# start of Data provided

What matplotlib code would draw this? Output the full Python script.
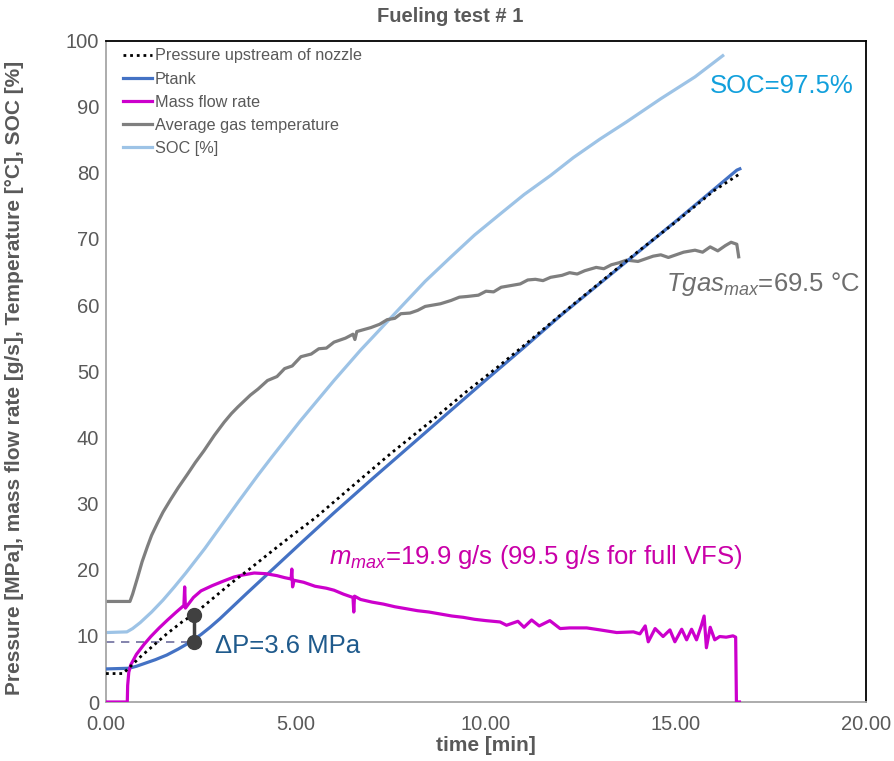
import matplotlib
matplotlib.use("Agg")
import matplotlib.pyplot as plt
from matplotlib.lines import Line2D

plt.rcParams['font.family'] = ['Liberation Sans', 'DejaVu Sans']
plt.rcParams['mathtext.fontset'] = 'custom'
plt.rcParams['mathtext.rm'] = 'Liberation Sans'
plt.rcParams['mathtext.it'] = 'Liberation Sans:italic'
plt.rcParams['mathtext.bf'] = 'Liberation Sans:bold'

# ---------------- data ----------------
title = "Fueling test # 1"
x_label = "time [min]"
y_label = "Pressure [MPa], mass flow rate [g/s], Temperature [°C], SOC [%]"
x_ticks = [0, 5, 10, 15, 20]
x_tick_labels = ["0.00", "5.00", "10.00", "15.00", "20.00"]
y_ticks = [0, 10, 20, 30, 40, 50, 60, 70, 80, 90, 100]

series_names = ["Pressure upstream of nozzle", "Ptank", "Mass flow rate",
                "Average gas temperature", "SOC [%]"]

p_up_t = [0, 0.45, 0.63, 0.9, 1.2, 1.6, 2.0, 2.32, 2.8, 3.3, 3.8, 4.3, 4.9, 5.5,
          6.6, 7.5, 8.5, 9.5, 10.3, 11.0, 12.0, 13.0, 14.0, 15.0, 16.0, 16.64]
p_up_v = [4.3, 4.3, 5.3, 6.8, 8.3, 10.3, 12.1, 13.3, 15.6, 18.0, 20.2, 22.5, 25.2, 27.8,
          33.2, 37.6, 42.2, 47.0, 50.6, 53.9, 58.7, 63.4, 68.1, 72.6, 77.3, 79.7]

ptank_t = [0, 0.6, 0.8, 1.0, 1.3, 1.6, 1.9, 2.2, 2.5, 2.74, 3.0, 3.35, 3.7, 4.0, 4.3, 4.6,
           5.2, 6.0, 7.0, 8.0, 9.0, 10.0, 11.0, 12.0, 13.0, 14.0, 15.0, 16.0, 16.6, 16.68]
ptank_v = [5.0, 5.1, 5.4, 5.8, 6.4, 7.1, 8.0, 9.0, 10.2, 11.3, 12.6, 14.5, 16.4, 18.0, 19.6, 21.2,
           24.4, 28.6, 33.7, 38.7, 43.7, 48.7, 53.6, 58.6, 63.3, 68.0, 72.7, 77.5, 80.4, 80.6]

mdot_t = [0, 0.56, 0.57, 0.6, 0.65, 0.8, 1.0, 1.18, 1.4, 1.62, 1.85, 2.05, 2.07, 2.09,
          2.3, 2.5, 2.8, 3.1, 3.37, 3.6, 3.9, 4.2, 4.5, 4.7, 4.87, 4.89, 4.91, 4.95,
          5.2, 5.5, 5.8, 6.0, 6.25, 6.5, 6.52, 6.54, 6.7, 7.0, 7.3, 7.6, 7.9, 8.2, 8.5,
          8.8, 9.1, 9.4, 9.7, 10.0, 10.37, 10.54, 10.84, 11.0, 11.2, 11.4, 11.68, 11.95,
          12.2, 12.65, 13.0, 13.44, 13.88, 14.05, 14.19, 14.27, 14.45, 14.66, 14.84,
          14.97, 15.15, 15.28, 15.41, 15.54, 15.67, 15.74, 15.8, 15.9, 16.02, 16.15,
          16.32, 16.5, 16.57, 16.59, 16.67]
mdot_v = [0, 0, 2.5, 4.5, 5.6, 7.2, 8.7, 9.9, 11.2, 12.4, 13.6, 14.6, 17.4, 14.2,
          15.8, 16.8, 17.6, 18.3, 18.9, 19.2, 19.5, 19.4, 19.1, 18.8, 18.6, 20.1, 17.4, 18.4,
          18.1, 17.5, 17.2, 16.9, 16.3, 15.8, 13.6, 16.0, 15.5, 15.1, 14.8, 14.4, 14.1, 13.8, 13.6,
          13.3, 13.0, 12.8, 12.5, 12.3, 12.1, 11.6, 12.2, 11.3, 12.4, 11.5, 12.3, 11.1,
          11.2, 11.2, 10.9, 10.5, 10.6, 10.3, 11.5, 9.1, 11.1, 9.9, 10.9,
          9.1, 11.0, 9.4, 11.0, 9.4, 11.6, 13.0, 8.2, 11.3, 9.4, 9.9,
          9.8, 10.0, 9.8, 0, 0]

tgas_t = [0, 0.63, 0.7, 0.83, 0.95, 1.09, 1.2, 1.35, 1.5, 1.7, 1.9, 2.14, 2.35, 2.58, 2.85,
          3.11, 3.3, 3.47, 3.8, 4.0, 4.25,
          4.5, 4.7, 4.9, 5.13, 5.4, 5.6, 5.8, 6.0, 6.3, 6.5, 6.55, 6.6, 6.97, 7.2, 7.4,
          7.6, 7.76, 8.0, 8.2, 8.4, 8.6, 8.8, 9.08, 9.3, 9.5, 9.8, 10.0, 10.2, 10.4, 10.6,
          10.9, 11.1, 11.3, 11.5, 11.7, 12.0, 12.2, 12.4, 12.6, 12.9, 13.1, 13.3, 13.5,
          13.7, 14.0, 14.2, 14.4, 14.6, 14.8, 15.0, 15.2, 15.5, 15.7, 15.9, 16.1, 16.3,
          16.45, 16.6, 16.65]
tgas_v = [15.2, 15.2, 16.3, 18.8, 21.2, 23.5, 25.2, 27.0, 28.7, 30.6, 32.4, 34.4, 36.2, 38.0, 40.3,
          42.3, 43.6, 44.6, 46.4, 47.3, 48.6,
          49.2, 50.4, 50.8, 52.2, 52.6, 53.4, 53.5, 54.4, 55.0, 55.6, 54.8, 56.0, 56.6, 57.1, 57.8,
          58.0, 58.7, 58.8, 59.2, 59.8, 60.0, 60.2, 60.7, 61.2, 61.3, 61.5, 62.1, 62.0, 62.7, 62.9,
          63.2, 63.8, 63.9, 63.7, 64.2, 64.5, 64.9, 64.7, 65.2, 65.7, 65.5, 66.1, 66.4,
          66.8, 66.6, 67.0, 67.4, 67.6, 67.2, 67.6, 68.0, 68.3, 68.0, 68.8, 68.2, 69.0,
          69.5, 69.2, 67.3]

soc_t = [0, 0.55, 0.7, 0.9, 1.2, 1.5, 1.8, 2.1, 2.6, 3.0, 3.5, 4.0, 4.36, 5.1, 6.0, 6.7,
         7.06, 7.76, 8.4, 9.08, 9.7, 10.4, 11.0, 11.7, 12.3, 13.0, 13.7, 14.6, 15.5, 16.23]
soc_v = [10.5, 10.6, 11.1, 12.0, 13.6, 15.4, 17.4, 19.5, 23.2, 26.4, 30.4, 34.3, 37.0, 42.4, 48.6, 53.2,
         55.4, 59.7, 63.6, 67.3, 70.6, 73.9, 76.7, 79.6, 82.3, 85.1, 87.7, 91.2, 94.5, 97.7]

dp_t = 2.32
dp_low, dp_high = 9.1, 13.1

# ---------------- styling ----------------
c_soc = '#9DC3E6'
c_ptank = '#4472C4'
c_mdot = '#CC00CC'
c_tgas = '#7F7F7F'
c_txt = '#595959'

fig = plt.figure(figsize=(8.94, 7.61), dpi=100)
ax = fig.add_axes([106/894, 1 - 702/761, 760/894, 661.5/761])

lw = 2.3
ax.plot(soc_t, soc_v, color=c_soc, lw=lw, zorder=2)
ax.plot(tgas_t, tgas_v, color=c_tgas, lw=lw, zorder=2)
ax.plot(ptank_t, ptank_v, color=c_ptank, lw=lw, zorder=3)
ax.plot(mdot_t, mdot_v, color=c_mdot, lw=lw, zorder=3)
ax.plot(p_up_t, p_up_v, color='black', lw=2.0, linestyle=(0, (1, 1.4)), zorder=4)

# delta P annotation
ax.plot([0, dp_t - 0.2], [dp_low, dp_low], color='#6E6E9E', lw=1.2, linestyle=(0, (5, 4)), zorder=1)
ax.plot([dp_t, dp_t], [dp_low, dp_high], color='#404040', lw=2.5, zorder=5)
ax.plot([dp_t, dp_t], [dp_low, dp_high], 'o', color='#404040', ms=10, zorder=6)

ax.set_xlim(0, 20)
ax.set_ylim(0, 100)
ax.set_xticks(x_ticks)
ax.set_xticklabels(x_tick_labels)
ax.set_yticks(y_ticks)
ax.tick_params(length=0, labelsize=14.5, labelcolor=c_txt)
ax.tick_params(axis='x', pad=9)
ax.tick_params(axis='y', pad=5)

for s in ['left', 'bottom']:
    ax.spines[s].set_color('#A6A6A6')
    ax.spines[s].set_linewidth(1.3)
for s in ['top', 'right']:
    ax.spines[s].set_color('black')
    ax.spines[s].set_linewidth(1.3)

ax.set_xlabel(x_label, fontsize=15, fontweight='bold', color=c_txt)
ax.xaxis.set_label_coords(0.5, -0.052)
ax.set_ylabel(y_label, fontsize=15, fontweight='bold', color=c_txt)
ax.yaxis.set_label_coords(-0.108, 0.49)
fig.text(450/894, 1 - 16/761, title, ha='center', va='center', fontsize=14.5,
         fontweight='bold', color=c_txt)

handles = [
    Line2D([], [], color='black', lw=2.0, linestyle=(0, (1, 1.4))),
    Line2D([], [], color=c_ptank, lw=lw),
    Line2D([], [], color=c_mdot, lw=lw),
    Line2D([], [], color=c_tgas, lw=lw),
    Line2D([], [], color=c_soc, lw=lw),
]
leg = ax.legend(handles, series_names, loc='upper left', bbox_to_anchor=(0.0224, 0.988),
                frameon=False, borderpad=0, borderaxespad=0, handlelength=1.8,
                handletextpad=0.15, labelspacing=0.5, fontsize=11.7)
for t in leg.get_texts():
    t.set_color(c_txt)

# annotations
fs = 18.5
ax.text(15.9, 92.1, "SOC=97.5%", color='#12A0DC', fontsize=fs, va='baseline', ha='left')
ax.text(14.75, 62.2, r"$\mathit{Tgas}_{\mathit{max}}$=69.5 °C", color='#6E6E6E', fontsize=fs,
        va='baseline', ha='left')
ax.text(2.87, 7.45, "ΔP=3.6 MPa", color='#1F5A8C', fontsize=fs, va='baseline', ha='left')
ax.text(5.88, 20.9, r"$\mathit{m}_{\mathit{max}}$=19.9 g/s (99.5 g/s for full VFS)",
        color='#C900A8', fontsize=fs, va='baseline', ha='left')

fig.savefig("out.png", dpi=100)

# end of Data provided
# start of Data provided

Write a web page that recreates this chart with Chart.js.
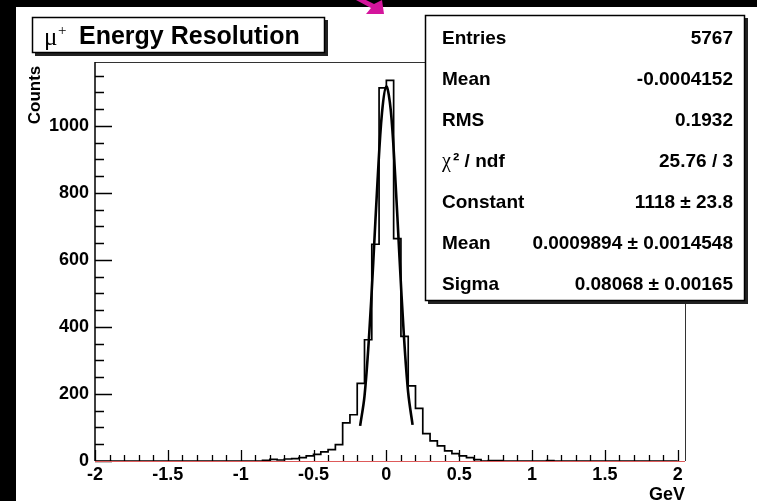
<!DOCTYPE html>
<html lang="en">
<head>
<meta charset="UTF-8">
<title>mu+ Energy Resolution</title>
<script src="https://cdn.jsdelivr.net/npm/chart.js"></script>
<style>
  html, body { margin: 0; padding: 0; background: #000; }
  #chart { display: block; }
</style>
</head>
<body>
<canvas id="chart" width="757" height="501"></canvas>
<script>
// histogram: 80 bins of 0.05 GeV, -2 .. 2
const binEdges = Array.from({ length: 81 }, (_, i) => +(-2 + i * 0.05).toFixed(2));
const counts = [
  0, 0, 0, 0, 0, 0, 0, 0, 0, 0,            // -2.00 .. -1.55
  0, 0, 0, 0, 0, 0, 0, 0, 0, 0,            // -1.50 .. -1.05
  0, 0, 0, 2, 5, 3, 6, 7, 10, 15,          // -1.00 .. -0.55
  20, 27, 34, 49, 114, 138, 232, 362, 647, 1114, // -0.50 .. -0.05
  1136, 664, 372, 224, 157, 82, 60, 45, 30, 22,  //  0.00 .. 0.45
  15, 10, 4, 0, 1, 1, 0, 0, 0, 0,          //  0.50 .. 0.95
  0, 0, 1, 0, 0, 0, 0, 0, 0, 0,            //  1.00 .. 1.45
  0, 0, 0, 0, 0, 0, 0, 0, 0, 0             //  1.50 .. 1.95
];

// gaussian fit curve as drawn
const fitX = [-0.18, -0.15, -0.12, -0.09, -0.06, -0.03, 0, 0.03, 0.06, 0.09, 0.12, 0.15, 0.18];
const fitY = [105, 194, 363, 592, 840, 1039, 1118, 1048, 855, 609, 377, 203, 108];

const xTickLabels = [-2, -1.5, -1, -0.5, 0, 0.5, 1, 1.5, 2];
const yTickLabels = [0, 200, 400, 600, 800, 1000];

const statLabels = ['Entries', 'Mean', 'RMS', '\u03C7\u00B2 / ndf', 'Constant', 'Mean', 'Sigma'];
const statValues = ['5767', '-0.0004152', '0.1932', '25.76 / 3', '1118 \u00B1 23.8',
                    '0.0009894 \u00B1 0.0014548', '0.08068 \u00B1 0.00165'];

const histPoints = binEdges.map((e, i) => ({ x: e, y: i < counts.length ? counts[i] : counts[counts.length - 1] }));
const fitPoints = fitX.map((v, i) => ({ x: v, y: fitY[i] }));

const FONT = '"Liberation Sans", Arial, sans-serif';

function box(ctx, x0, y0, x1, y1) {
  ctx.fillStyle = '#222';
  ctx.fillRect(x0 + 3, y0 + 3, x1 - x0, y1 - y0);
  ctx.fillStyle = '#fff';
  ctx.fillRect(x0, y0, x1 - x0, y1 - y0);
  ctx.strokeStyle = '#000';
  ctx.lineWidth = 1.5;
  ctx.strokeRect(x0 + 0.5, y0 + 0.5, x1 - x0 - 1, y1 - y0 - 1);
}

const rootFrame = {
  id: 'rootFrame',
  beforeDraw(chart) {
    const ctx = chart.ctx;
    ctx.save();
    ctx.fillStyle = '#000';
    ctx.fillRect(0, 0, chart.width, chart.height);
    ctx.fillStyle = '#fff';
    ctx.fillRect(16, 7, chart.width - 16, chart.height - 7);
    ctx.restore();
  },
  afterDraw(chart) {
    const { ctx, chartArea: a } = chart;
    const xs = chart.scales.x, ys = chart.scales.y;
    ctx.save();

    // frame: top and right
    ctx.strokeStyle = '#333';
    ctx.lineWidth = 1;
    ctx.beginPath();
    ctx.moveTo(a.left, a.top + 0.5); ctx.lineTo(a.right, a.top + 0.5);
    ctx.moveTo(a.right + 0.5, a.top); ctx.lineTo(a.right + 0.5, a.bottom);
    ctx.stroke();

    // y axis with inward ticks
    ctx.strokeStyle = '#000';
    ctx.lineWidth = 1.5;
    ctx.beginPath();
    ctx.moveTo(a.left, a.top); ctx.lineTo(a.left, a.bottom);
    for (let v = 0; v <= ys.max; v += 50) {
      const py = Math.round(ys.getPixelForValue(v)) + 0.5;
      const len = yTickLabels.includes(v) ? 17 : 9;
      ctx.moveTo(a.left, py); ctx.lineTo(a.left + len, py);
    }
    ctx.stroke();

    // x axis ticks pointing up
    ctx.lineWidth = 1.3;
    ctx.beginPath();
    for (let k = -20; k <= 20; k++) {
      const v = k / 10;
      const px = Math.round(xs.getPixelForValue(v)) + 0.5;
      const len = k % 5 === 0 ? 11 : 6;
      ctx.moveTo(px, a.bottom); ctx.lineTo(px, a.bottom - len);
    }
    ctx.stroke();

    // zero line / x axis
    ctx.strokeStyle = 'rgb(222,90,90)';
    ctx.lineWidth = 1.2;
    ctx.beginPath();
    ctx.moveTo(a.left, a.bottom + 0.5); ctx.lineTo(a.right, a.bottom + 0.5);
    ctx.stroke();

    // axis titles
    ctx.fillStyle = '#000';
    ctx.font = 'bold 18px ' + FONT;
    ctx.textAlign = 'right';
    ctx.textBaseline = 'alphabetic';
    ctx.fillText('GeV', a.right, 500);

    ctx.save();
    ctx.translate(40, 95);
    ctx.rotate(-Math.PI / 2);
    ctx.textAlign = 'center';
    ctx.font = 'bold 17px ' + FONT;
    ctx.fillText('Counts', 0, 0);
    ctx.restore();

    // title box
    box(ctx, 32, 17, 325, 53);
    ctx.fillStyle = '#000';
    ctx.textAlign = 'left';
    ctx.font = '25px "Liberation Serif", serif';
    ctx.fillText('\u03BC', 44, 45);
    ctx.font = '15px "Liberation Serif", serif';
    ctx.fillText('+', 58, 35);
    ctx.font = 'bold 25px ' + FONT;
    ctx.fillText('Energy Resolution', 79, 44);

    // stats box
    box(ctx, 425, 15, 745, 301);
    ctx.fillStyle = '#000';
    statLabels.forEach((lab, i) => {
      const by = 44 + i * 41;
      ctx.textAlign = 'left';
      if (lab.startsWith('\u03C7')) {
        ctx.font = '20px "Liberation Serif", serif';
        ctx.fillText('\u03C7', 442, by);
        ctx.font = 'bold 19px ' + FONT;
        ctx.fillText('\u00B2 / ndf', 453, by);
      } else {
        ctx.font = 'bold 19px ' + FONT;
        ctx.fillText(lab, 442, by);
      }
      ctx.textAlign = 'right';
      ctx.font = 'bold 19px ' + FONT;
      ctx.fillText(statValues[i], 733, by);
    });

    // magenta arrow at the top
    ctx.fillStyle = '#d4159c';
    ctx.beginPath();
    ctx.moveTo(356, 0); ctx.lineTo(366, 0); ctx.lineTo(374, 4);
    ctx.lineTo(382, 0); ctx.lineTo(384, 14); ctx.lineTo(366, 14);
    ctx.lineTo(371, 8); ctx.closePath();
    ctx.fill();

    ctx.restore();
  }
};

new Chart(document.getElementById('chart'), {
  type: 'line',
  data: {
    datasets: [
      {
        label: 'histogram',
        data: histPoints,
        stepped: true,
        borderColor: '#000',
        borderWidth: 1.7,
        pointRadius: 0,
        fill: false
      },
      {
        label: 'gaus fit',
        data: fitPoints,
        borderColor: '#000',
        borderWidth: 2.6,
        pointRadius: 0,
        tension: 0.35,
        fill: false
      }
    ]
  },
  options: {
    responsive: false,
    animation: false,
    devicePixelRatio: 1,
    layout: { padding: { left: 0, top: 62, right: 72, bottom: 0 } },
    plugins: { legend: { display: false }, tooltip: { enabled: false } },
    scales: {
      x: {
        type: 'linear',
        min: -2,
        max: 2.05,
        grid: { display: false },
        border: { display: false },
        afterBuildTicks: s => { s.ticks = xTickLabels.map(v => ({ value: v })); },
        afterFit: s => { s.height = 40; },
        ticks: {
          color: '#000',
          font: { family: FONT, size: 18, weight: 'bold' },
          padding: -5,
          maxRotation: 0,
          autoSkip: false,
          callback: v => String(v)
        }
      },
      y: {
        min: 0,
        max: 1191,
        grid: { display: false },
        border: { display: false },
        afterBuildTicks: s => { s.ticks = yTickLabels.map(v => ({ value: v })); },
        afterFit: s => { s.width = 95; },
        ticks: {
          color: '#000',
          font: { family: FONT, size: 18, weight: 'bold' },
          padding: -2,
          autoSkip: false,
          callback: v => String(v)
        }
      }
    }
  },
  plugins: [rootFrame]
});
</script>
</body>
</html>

# end of Data provided

Exactly reproduce the lines from the line holding "What matplotlib code" through the line holding "77.5, 80.4, 80.6]", and only those; pictures are to be left out.

What matplotlib code would draw this? Output the full Python script.
import matplotlib
matplotlib.use("Agg")
import matplotlib.pyplot as plt
from matplotlib.lines import Line2D

plt.rcParams['font.family'] = ['Liberation Sans', 'DejaVu Sans']
plt.rcParams['mathtext.fontset'] = 'custom'
plt.rcParams['mathtext.rm'] = 'Liberation Sans'
plt.rcParams['mathtext.it'] = 'Liberation Sans:italic'
plt.rcParams['mathtext.bf'] = 'Liberation Sans:bold'

# ---------------- data ----------------
title = "Fueling test # 1"
x_label = "time [min]"
y_label = "Pressure [MPa], mass flow rate [g/s], Temperature [°C], SOC [%]"
x_ticks = [0, 5, 10, 15, 20]
x_tick_labels = ["0.00", "5.00", "10.00", "15.00", "20.00"]
y_ticks = [0, 10, 20, 30, 40, 50, 60, 70, 80, 90, 100]

series_names = ["Pressure upstream of nozzle", "Ptank", "Mass flow rate",
                "Average gas temperature", "SOC [%]"]

p_up_t = [0, 0.45, 0.63, 0.9, 1.2, 1.6, 2.0, 2.32, 2.8, 3.3, 3.8, 4.3, 4.9, 5.5,
          6.6, 7.5, 8.5, 9.5, 10.3, 11.0, 12.0, 13.0, 14.0, 15.0, 16.0, 16.64]
p_up_v = [4.3, 4.3, 5.3, 6.8, 8.3, 10.3, 12.1, 13.3, 15.6, 18.0, 20.2, 22.5, 25.2, 27.8,
          33.2, 37.6, 42.2, 47.0, 50.6, 53.9, 58.7, 63.4, 68.1, 72.6, 77.3, 79.7]

ptank_t = [0, 0.6, 0.8, 1.0, 1.3, 1.6, 1.9, 2.2, 2.5, 2.74, 3.0, 3.35, 3.7, 4.0, 4.3, 4.6,
           5.2, 6.0, 7.0, 8.0, 9.0, 10.0, 11.0, 12.0, 13.0, 14.0, 15.0, 16.0, 16.6, 16.68]
ptank_v = [5.0, 5.1, 5.4, 5.8, 6.4, 7.1, 8.0, 9.0, 10.2, 11.3, 12.6, 14.5, 16.4, 18.0, 19.6, 21.2,
           24.4, 28.6, 33.7, 38.7, 43.7, 48.7, 53.6, 58.6, 63.3, 68.0, 72.7, 77.5, 80.4, 80.6]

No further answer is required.